**Data lines:**

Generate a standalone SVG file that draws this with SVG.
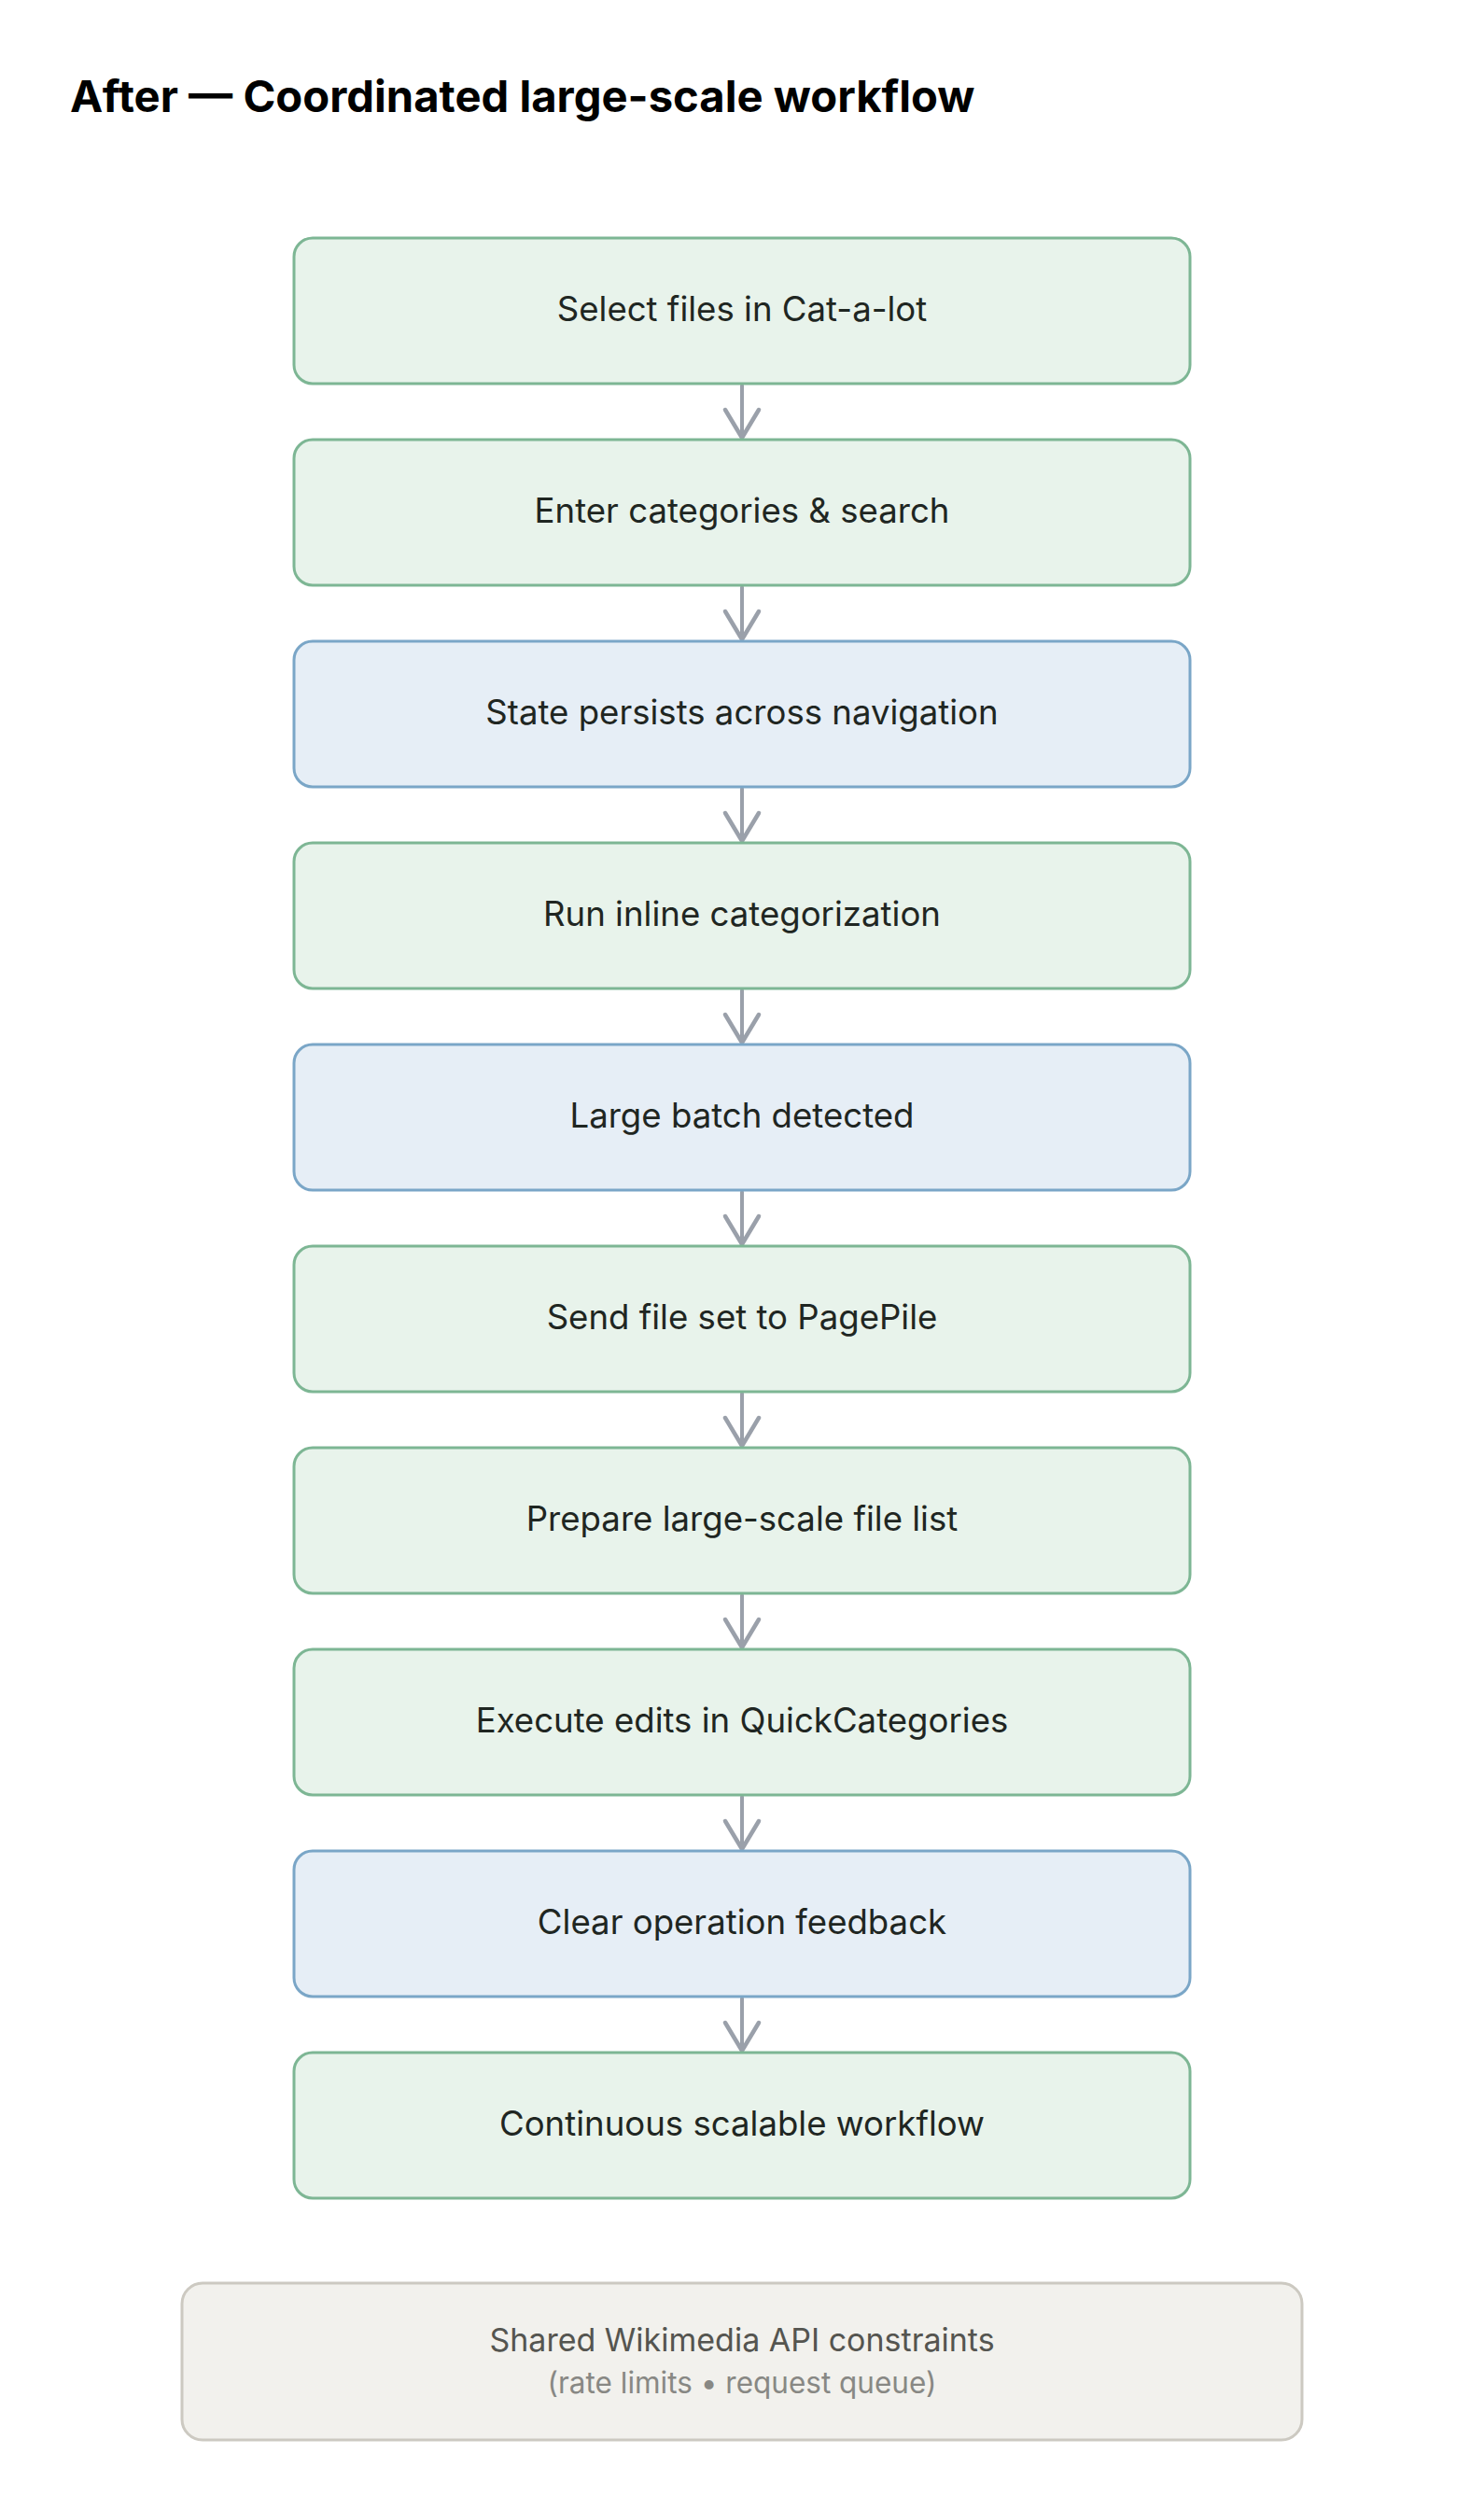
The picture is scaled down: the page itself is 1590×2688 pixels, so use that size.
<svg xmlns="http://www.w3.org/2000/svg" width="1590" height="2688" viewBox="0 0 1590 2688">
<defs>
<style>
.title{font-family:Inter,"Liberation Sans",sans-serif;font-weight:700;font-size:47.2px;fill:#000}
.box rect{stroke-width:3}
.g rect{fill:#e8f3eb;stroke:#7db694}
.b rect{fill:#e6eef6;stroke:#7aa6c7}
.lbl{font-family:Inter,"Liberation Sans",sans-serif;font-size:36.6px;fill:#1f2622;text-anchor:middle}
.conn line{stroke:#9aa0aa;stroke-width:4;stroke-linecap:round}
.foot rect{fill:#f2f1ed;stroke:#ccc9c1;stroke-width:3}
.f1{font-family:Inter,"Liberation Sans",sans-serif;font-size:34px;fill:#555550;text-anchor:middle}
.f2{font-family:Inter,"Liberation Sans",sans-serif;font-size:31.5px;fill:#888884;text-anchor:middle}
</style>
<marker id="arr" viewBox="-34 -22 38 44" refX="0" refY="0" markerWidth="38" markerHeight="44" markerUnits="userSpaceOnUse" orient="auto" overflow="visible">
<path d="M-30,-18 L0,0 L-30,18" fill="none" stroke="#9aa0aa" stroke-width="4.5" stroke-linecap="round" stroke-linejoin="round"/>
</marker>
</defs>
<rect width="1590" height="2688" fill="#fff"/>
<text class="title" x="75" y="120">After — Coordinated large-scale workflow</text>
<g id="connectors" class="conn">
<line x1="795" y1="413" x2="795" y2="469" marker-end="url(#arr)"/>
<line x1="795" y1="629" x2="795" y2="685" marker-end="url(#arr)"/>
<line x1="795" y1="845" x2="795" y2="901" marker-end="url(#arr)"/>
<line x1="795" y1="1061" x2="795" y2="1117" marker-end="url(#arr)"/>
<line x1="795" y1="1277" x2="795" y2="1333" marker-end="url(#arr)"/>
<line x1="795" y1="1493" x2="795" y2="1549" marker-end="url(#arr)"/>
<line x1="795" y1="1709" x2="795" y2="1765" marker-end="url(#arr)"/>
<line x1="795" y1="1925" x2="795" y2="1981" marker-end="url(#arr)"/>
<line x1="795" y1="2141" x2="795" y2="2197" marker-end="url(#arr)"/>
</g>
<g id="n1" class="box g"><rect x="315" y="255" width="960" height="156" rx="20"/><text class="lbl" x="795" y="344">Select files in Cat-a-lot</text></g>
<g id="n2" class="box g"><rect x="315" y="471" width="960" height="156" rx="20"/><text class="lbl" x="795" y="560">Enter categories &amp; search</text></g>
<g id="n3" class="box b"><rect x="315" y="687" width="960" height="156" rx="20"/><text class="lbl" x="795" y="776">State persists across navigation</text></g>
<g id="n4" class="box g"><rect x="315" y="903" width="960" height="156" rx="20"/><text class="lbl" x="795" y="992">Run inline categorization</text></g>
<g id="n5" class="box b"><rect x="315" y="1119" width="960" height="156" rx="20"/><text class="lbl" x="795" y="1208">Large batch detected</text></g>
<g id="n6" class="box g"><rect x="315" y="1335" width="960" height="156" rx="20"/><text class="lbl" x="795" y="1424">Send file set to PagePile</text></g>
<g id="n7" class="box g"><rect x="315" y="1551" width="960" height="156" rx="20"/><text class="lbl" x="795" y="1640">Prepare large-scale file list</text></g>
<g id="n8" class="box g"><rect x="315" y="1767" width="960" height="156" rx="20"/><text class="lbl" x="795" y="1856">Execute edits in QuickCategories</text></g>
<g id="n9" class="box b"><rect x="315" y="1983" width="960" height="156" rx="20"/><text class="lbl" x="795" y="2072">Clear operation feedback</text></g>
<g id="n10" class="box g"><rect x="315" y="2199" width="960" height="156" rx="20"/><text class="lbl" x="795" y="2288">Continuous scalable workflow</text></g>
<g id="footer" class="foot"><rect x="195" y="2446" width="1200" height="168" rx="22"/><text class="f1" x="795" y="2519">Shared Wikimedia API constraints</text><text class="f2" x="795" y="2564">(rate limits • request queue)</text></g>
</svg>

**Exercise description:** Using the listing, copy every line where the word "that" shows up.

**Worked answer:**
Generate a standalone SVG file that draws this with SVG.
The picture is scaled down: the page itself is 1590×2688 pixels, so use that size.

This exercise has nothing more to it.